The teaching is merely a vehicle to describe the truth. Don’t mistake it for the truth itself. A finger pointing at the moon is not the moon.    –Thich Nhat Hanh

 

I am wild about the works of James Joyce. I’ve read Ulysses four times. I got halfway through Finnegans Wake. If that doesn’t qualify me as a fan, I don’t know what does.

You may have heard that Ulysses—all 783 pages of it in my edition—takes place in a single day in Dublin. The protagonist, Leopold Bloom, walks the city’s streets from about 8:00 in the morning to maybe 2:00 the next morning, and the pages of Ulysses are stuffed with what happens around him and within his mind. Besides the dozens of colorful characters and the often baffling prose, Ulysses is (from where I sit, anyway) a paean to the everydayness of being human, warts and all.

For many years, devotees have traveled to Dublin to walk Bloom’s circuitous path and mark the events of that day. Having to attend a convention there recently, I departed with my head full of doing the same. I would visit the pubs he visited, track the funeral procession in which he took part, etc. It would be, without question, the climax of my trip.

I never really did it.

Instead, I couldn’t stop making my own wanderings. The walk between City Centre and my room at a Ringsend guesthouse was filled with charms and eccentricities: the serenity of the Grand Canal, the grin of Mattress Mick on his store’s sign, the stone bridges, the Padraig Pearse pub (named for a key figure in Ireland’s struggle for independence), the hardscrabble apartments that lined the way, the stone church that fronted the cobblestone street—one block long with two barber shops—where I slept each night.

Yes, I visited (and thoroughly enjoyed) the James Joyce Centre. I did pop in on a couple of pubs mentioned in Ulysses. But most of the rest never happened.

Was I missing out?

At first I thought I was. But then it occurred to me: I wasn’t walking where Bloom walked, I was walking as Bloom walked. I was wandering and wondering through the streets of Dublin. Different streets, same kind of wander. The spirit of Ulysses but not the letter.

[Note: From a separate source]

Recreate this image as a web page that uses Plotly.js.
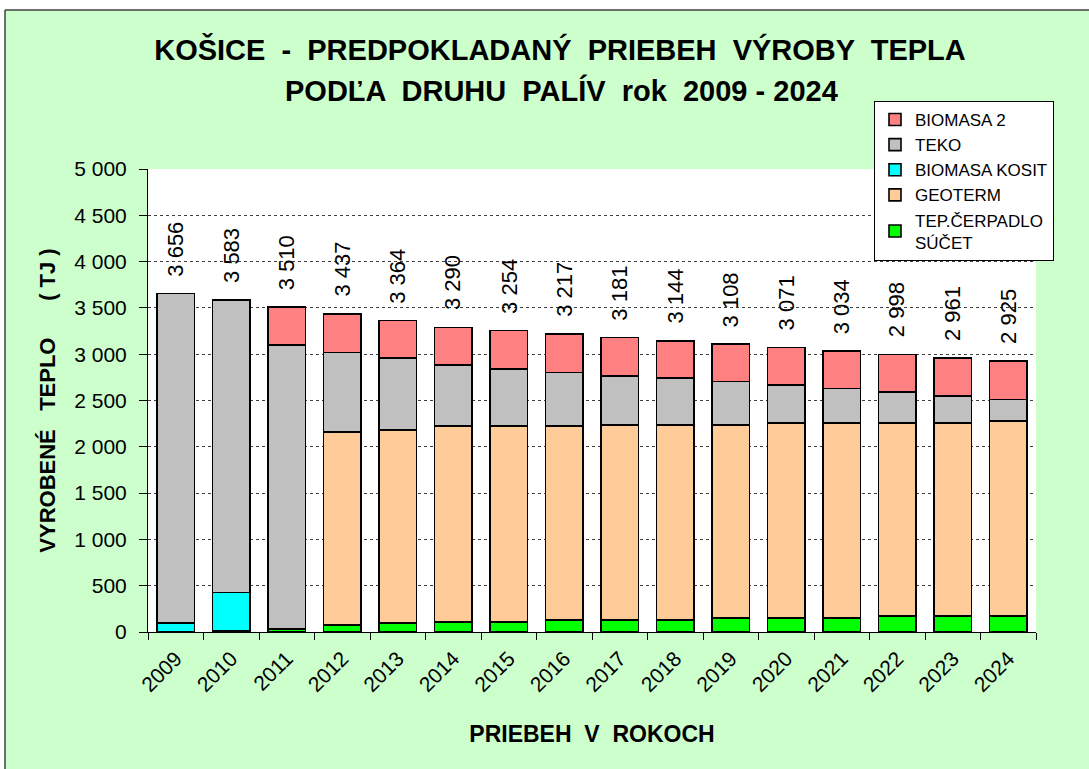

It got me thinking about the journey of faith.

Amid its rollicking bawdiness, exhilarating final soliloquy, and profound depth, Ulysses has become a kind of sacred text for me—not in the sense of telling me about God, but in the sense of (like the Bible) helping me grasp what it means to be human. My walks taught me that the book, though brilliant, is a touchstone. I use its wisdom to find my own path.

This, to me, is the way the spiritual life works. We read the texts, we draw out the wisdom contained therein (helped by the Spirit behind all things), and we let it guide us as we find our own way. We live our own lives, not the lives that came before.

Perhaps that’s why many sacred texts are so bewildering. The Bible is rife with cross-currents, many of which clash with one another. The Tao Te Ching and Sayings of the Desert Sages are often cryptic though unutterably deep. Mystics speak in image and metaphor. A Buddhist text cautions against excessive attachment to anything in life—including one’s conception of the Buddha himself—by saying, “If you meet the Buddha, kill him.”

Perhaps these texts shock and baffle to point the way—sort of—and then let us find our specific path. Maybe by treading this way, we learn to hold the texts and ourselves lightly. We look where the finger directs us, and walk toward the moon.